Third, the testator must have testamentary intent. For example, a man writes a letter to his daughter and he signs it “dad” and at the end he writes a P.S. that says “if anything happens to me, I want you to have my entire estate.” The P.S. is a valid holographic will. The use of “estate” and his contemplation of death shows testamentary intent. He signed it, and giving away assets is a material provisions, so this is a valid holographic will. When a writer is contemplating death or is using of legalese such as “estate,” this tends to show testamentary intent.

Extrinsic evidence is admissible to ascertain the testator's intent.

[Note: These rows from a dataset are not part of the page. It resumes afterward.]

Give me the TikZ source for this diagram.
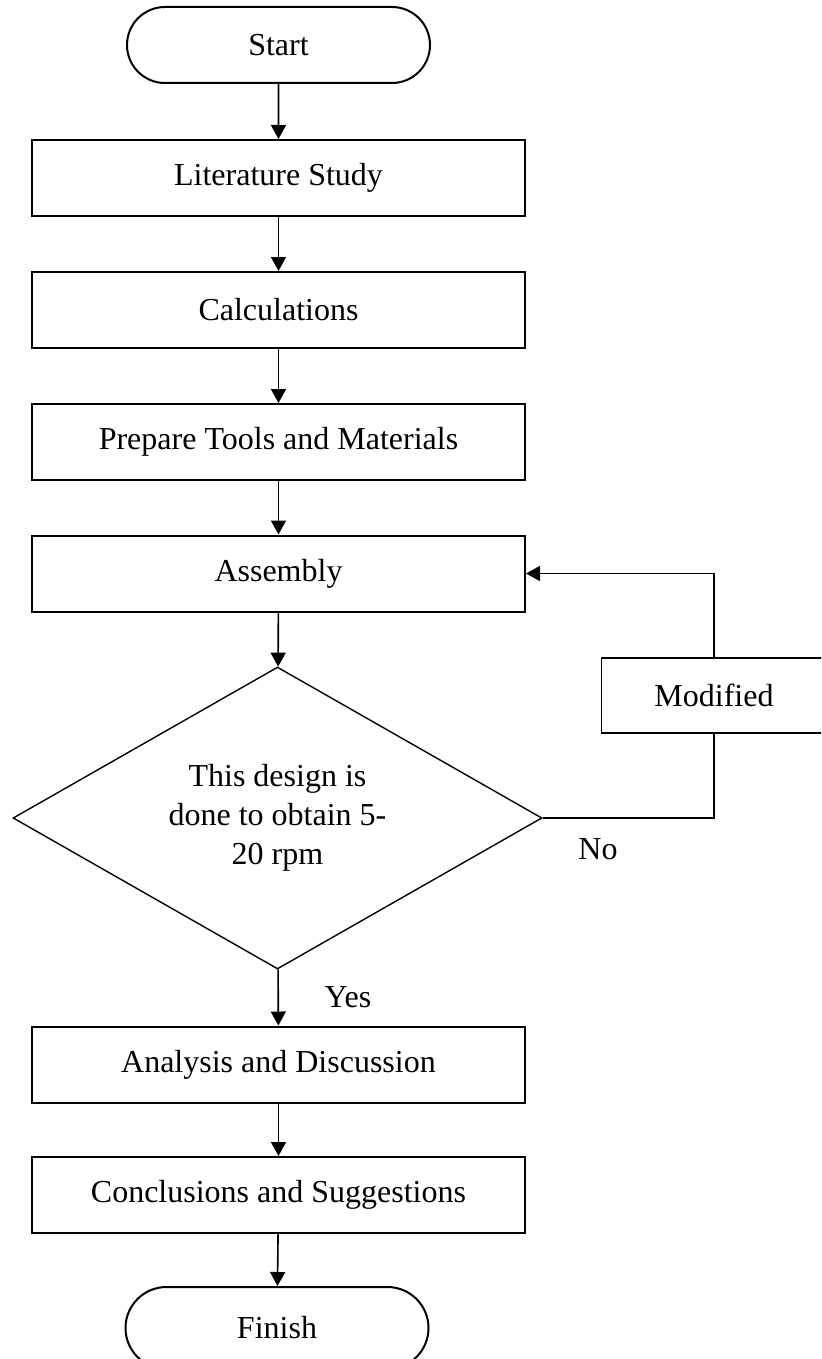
\documentclass[tikz,border=0pt]{standalone}
\usepackage{fontspec}
\setmainfont{Liberation Serif}
\usetikzlibrary{shapes.misc,shapes.geometric,arrows.meta}
\begin{document}
\begin{tikzpicture}[x=0.5pt,y=-0.5pt,
  font=\fontsize{16}{18.5}\selectfont,
  procbox/.style={draw,line width=1pt,rectangle,minimum width=246.5pt,minimum height=38pt,inner sep=0pt},
  termbox/.style={draw,line width=1pt,rounded rectangle,minimum width=151.5pt,minimum height=38pt,inner sep=0pt},
  decbox/.style={draw,line width=0.7pt,diamond,aspect=1.75,minimum width=264.5pt,minimum height=151pt,inner sep=0pt,align=center,font=\fontsize{16}{19.5}\selectfont},
  modbox/.style={draw,line width=0.8pt,rectangle,minimum width=112.5pt,minimum height=37.5pt,inner sep=0pt},
  conn/.style={line width=0.8pt,-{Triangle[length=7pt,width=7.5pt]}},
  plain/.style={line width=0.8pt},
  lbl/.style={inner sep=0pt}]
\useasboundingbox (0,0) rectangle (821,1359);
\begin{scope}
\clip (0,0) rectangle (821,1359);
\node[termbox] (start) at (278.5,45) {Start};
\node[procbox] (lit) at (278.5,178) {Literature Study};
\node[procbox] (calc) at (278.5,310) {Calculations};
\node[procbox] (prep) at (278.5,442) {Prepare Tools and Materials};
\node[procbox] (asm) at (278.5,573.5) {Assembly};
\node[decbox] (dec) at (277.5,818) {This design is\\done to obtain 5-\\20 rpm};
\node[modbox] (mod) at (714,695.5) {Modified};
\node[procbox] (ana) at (278.5,1064.5) {Analysis and Discussion};
\node[procbox] (conc) at (278.5,1195) {Conclusions and Suggestions};
\node[termbox,minimum height=41pt] (fin) at (277,1328) {Finish};
\node[lbl] (no) at (598,849) {No};
\node[lbl] (yes) at (348,997) {Yes};
\draw[conn] (start) -- (lit);
\draw[conn] (lit) -- (calc);
\draw[conn] (calc) -- (prep);
\draw[conn] (prep) -- (asm);
\draw[conn] (asm) -- (dec);
\draw[conn] (dec) -- (ana);
\draw[conn] (ana) -- (conc);
\draw[conn] (conc) -- (fin);
\draw[plain] (dec.east) -| (mod.south);
\draw[conn] (mod.north) |- (asm.east);
\end{scope}
\end{tikzpicture}
\end{document}
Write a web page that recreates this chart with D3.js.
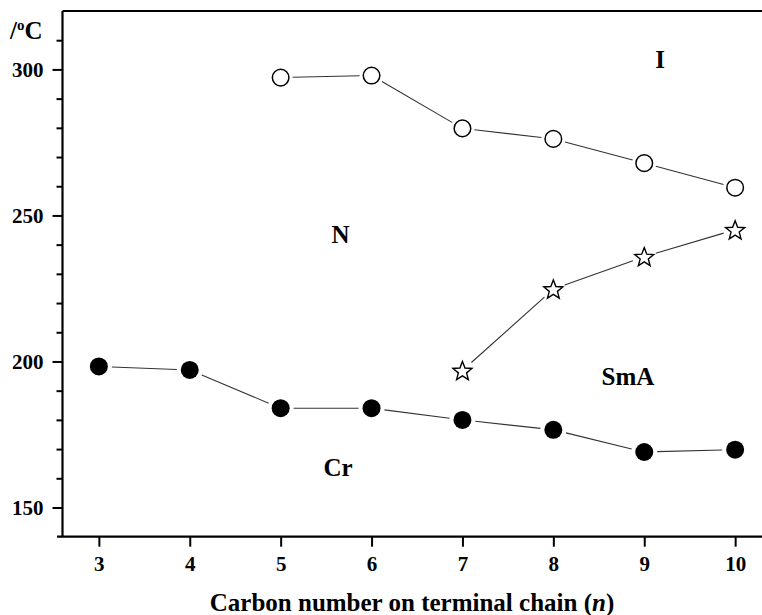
<!DOCTYPE html>
<html lang="en">
<head>
<meta charset="UTF-8">
<script src="https://d3js.org/d3.v7.min.js"></script>
<style>
  body { margin: 0; background: #fff; }
  svg text { font-family: "Liberation Serif", "Times New Roman", serif !important; font-weight: bold; fill: #000; }
</style>
</head>
<body>
<svg id="chart" width="762" height="615"></svg>
<script>
// data
const carbon = [3, 4, 5, 6, 7, 8, 9, 10];
const crystalTemp = [198.3, 197.1, 184.0, 184.0, 180.0, 176.6, 169.0, 169.8];
const smecticCarbon = [7, 8, 9, 10];
const smecticTemp = [196.9, 224.8, 235.9, 245.1];
const isoCarbon = [5, 6, 7, 8, 9, 10];
const isoTemp = [297.2, 297.9, 279.8, 276.2, 267.9, 259.5];
const yMajor = [150, 200, 250, 300];
const yMinor = [160, 170, 180, 190, 210, 220, 230, 240, 260, 270, 280, 290, 310];
const phaseLabels = [
  { text: "I", n: 9.12, t: 300.5 },
  { text: "N", n: 5.56, t: 240.5 },
  { text: "SmA", n: 8.53, t: 192 },
  { text: "Cr", n: 5.47, t: 160.8 }
];

const svg = d3.select("svg#chart");
const plotLeft = 62.5, plotTop = 11, plotBottom = 536.7;

const x = d3.scaleLinear().domain([2.6, 10.4]).range([plotLeft, 771.5]);
const y = d3.scaleLinear().domain([140, 320]).range([plotBottom, plotTop]);

// frame
svg.append("line").attr("x1", plotLeft).attr("x2", 762).attr("y1", plotTop).attr("y2", plotTop)
  .attr("stroke", "#000").attr("stroke-width", 2);
svg.append("line").attr("x1", plotLeft).attr("x2", plotLeft).attr("y1", plotTop).attr("y2", plotBottom)
  .attr("stroke", "#000").attr("stroke-width", 2.2);
svg.append("line").attr("x1", 57).attr("x2", 762).attr("y1", plotBottom).attr("y2", plotBottom)
  .attr("stroke", "#000").attr("stroke-width", 2.2);

// x axis
const xAxis = svg.append("g")
  .attr("transform", `translate(0,${plotBottom})`)
  .call(d3.axisBottom(x).tickValues(carbon).tickSize(10).tickSizeOuter(0).tickPadding(9).tickFormat(d3.format("d")))
  .attr("font-family", "Liberation Serif, serif").attr("font-size", 21);
xAxis.select(".domain").remove();
xAxis.selectAll("line").attr("stroke", "#000").attr("stroke-width", 2);

// y axis, major and minor ticks
const yAxis = svg.append("g")
  .attr("transform", `translate(${plotLeft},0)`)
  .call(d3.axisLeft(y).tickValues(yMajor).tickSize(10).tickPadding(9).tickFormat(d3.format("d")))
  .attr("font-family", "Liberation Serif, serif").attr("font-size", 21);
yAxis.select(".domain").remove();
yAxis.selectAll("line").attr("stroke", "#000").attr("stroke-width", 2);

const yMinorAxis = svg.append("g")
  .attr("transform", `translate(${plotLeft},0)`)
  .call(d3.axisLeft(y).tickValues(yMinor).tickSize(6).tickFormat(""));
yMinorAxis.select(".domain").remove();
yMinorAxis.selectAll("line").attr("stroke", "#000").attr("stroke-width", 2);

// axis titles
svg.append("text").attr("x", 412).attr("y", 611).attr("text-anchor", "middle").attr("font-size", 25)
  .call(t => {
    t.append("tspan").text("Carbon number on terminal chain (");
    t.append("tspan").attr("font-style", "italic").text("n");
    t.append("tspan").text(")");
  });
svg.append("text").attr("x", 10).attr("y", 39).attr("font-size", 25)
  .call(t => {
    t.append("tspan").text("/");
    t.append("tspan").attr("font-size", 15).attr("dy", -9).text("o");
    t.append("tspan").attr("dy", 9).text("C");
  });

// connecting lines that stop short of the markers
function drawLinks(xs, ts, gap) {
  const pts = xs.map((d, i) => [x(d), y(ts[i])]);
  const segs = d3.pairs(pts).map(([a, b]) => {
    const dx = b[0] - a[0], dy = b[1] - a[1], len = Math.hypot(dx, dy);
    const ux = dx / len, uy = dy / len;
    return [[a[0] + ux * gap, a[1] + uy * gap], [b[0] - ux * gap, b[1] - uy * gap]];
  });
  svg.append("g").selectAll("line").data(segs).join("line")
    .attr("x1", d => d[0][0]).attr("y1", d => d[0][1])
    .attr("x2", d => d[1][0]).attr("y2", d => d[1][1])
    .attr("stroke", "#333").attr("stroke-width", 1.1);
}
drawLinks(carbon, crystalTemp, 13);
drawLinks(smecticCarbon, smecticTemp, 12);
drawLinks(isoCarbon, isoTemp, 12);

// markers
svg.append("g").selectAll("circle").data(carbon).join("circle")
  .attr("cx", d => x(d)).attr("cy", (d, i) => y(crystalTemp[i])).attr("r", 9)
  .attr("fill", "#000");

svg.append("g").selectAll("circle").data(isoCarbon).join("circle")
  .attr("cx", d => x(d)).attr("cy", (d, i) => y(isoTemp[i])).attr("r", 8.3)
  .attr("fill", "#fff").attr("stroke", "#000").attr("stroke-width", 1.5);

function starPath(ro, ri) {
  const p = d3.path();
  for (let k = 0; k < 10; k++) {
    const r = k % 2 ? ri : ro, a = -Math.PI / 2 + k * Math.PI / 5;
    k ? p.lineTo(r * Math.cos(a), r * Math.sin(a)) : p.moveTo(r * Math.cos(a), r * Math.sin(a));
  }
  p.closePath();
  return p.toString();
}
svg.append("g").selectAll("path").data(smecticCarbon).join("path")
  .attr("transform", (d, i) => `translate(${x(d)},${y(smecticTemp[i]) + 1})`)
  .attr("d", starPath(10, 4.3))
  .attr("fill", "#fff").attr("stroke", "#000").attr("stroke-width", 1.4);

// phase labels
svg.append("g").selectAll("text").data(phaseLabels).join("text")
  .attr("x", d => x(d.n)).attr("y", d => y(d.t))
  .attr("font-size", 25)
  .text(d => d.text);
</script>
</body>
</html>
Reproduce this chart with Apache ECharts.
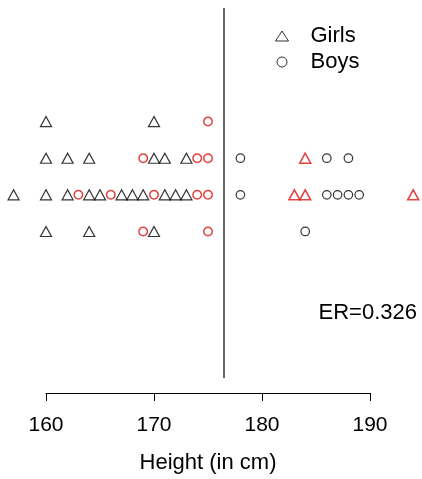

Problems of pre-printed form wills
David buys a printed will form that says “I give ___ to ___.” He fills in “$1000” and “Jane Smith” in the blanks. Here, there is no material provision in his handwriting. David's handwriting simply read “$1000 Jane Smith” -- which is meaningless. This is not a valid holographic will. To determine the material provisions you look at handwriting parts only. However, if David had instead written, “I give $1000 to Jane Smith,” this is a material provision in his handwriting.

However, to determine whether there is testamentary intent, you are permitted to look to printed part, as well as the handwritten part, to see if there is testamentary intent.

The only way to give effect to pre-printed wills is to see if it’s valid as a formal will: does it meet elements to be a formal will?

Even if it doesn't meet the requirements to be a will, if the testator told people she executed her will, then the document might be admitted into probate as her will.

Date requirement?
CA doesn’t require a date to be on the will. But failing to date can create inconsistency problems. If there is no date, there is a rebuttable presumption that it was executed before any other will, thus any other will is going to trump the undated will. So it’s not a good idea not to date. But technically it's not required.